La forme du regard
La forme du regard
Ces formes sont abstraites.
Les épines sont des traits de musique. Les pétales tirent la langue. Le sexe est convoqué par une fleur qui n’est pas carnivore. Les traces d’eaux font transpirer qui les voit. Le givre glacé des pelouses offre au paravent les plissures du songe. Photographier un songe est donc possible !
C’est un photographe, Jacques Beun, qui nous dit que ça peut lui tomber des yeux, la photographie. Nous le comprenons, nous, les amateurs de formes, les voyeurs d’infini, les lecteurs du sacré dans l’ordinaire des pas.
Avouons-nous que nous sommes pris par cette forme subjectivante, déréalisante, désirante. Derrière le regard, un autre surgit. Le jeu de glaces est enfantin comme se déplie le paravent japonais. Pardon, les cimaises de l’Orangerie du Thabor à Rennes en Ille & Vilaine. Les crochets deviennent des traits inattendus, une attente de tableaux.
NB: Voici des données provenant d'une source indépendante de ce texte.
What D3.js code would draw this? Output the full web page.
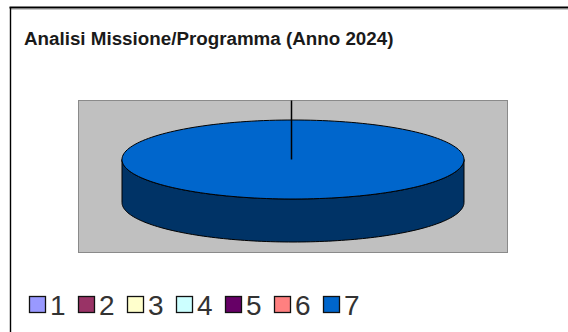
<!DOCTYPE html>
<html>
<head>
<meta charset="utf-8">
<script src="https://cdn.jsdelivr.net/npm/d3@7/dist/d3.min.js"></script>
<style>
  html, body { margin: 0; padding: 0; background: #fff; }
  svg { display: block; }
  svg text { font-family: "Liberation Sans", Arial, Helvetica, sans-serif; }
</style>
</head>
<body>
<svg id="chart" width="568" height="332"></svg>
<script>
// Chart data
const title = "Analisi Missione/Programma (Anno 2024)";
const categories = ["1", "2", "3", "4", "5", "6", "7"];
const values = [0, 0, 0, 0, 0, 0, 100];
const topColors = ["#9999FF", "#993366", "#FFFFCC", "#CCFFFF", "#660066", "#FF8080", "#0066CC"];
const sideColors = ["#4d4d80", "#4d1a33", "#808066", "#668080", "#330033", "#804040", "#003366"];

const svg = d3.select("#chart");
const W = 568, H = 332;

// Outer frame (only top/left edges fall inside the view)
svg.append("line").attr("x1", 11).attr("x2", W).attr("y1", 9.5).attr("y2", 9.5)
  .attr("stroke", "#c8c8c8").attr("stroke-width", 1);
svg.append("line").attr("x1", 9.5).attr("x2", W).attr("y1", 7.5).attr("y2", 7.5)
  .attr("stroke", "#000").attr("stroke-width", 1.8);
svg.append("line").attr("x1", 10.5).attr("x2", 10.5).attr("y1", 7).attr("y2", H)
  .attr("stroke", "#000").attr("stroke-width", 1.4);

// Title
svg.append("text").attr("x", 24).attr("y", 44.5)
  .attr("font-weight", "bold").attr("font-size", 18.8)
  .attr("fill", "#1a1a1a").text(title);

// Plot area
const plot = { x: 78, y: 100, w: 429, h: 152 };
svg.append("rect").attr("x", plot.x + 0.5).attr("y", plot.y + 0.5)
  .attr("width", plot.w).attr("height", plot.h)
  .attr("fill", "#c0c0c0").attr("stroke", "#8a8a8a").attr("stroke-width", 1);

// 3D pie geometry
const cx = 293, cy = 159.5, rx = 171, ry = 39.5, depth = 43;
const pie = d3.pie().sort(null).value(d => d.v);
const arcs = pie(categories.map((c, i) => ({ c, v: values[i], i })));

const pt = (a, dy = 0) => [cx + rx * Math.sin(a), cy - ry * Math.cos(a) + dy];

function topPath(a0, a1) {
  const p = d3.path();
  const full = a1 - a0 >= 2 * Math.PI - 1e-6;
  const n = Math.max(2, Math.ceil((a1 - a0) / (2 * Math.PI) * 180));
  if (!full) p.moveTo(cx, cy);
  for (let k = 0; k <= n; k++) {
    const [x, y] = pt(a0 + (a1 - a0) * k / n);
    (full && k === 0) ? p.moveTo(x, y) : p.lineTo(x, y);
  }
  p.closePath();
  return p.toString();
}

function sidePath(a0, a1) {
  // Visible front wall lies between PI/2 and 3PI/2
  const s = Math.max(a0, Math.PI / 2), e = Math.min(a1, 3 * Math.PI / 2);
  if (e <= s) return null;
  const n = Math.max(2, Math.ceil((e - s) / Math.PI * 120));
  const p = d3.path();
  for (let k = 0; k <= n; k++) {
    const [x, y] = pt(s + (e - s) * k / n);
    k === 0 ? p.moveTo(x, y) : p.lineTo(x, y);
  }
  for (let k = n; k >= 0; k--) {
    const [x, y] = pt(s + (e - s) * k / n, depth);
    p.lineTo(x, y);
  }
  p.closePath();
  return p.toString();
}

const g = svg.append("g");
const shown = arcs.filter(d => d.value > 0);
shown.forEach(d => {
  const sp = sidePath(d.startAngle, d.endAngle);
  if (sp) g.append("path").attr("d", sp).attr("fill", sideColors[d.data.i])
    .attr("stroke", "#000").attr("stroke-width", 1);
});
shown.forEach(d => {
  g.append("path").attr("d", topPath(d.startAngle, d.endAngle))
    .attr("fill", topColors[d.data.i]).attr("stroke", "#000").attr("stroke-width", 1);
});
// Slice boundary at the start angle, running up to the plot edge
shown.forEach(d => {
  g.append("line").attr("x1", cx - 1.5).attr("y1", cy)
    .attr("x2", cx - 1.5).attr("y2", plot.y + 0.5)
    .attr("stroke", "#000").attr("stroke-width", 1.5);
});

// Legend
const legend = svg.append("g");
const lx = d3.scalePoint().domain(categories).range([29, 323]);
categories.forEach((c, i) => {
  const x = lx(c);
  legend.append("rect").attr("x", x + 0.5).attr("y", 296.5).attr("width", 16).attr("height", 16)
    .attr("fill", topColors[i]).attr("stroke", "#111").attr("stroke-width", 1.3);
  legend.append("text").attr("x", x + 21).attr("y", 315)
    .attr("font-size", 28).attr("fill", "#333").text(c);
});
</script>
</body>
</html>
Jacques Beun dit du monde ce que le monde ne voulait pas ( forcément ) dire.
Il ne photographie pas les choses, ni les plantes, ni les arbres, mettons qu’il fabrique son image pile à l’intersection de l’esprit, de l’âme et jusqu’aux chairs les plus tendres : en même temps.
Cette photo, appelons-la ainsi plus par commodité que par convention, pousse au voyage intérieur, chacun pour soi, ceci étant dit au sens où chacun se parle à soi. Sentez votre pouls quand vous passez devant.
La certitude du doute, c’est ce que le jardinier au chapeau de paille nous montre en nous tournant le dos. L’été des serres nie la saisonnalité, la temporalité ou la géolocalisation : l’Asie de Jacques Beun est rennaise et son œil borde l’Arctique !
Lewis Carroll passe de l’autre côté du miroir. Jacques Beun regarde par ses deux faces : vitre tapissée d’eau. Alvéolée de sèves. L’image abstraite que nous voyons et dont on est sûr et certain qu’il l’a vue, nul autre que lui et le jardinier pour l’avoir enfantée !
Jacques Beun ne montre pas ce qu’il montre, il donne forme à une vision.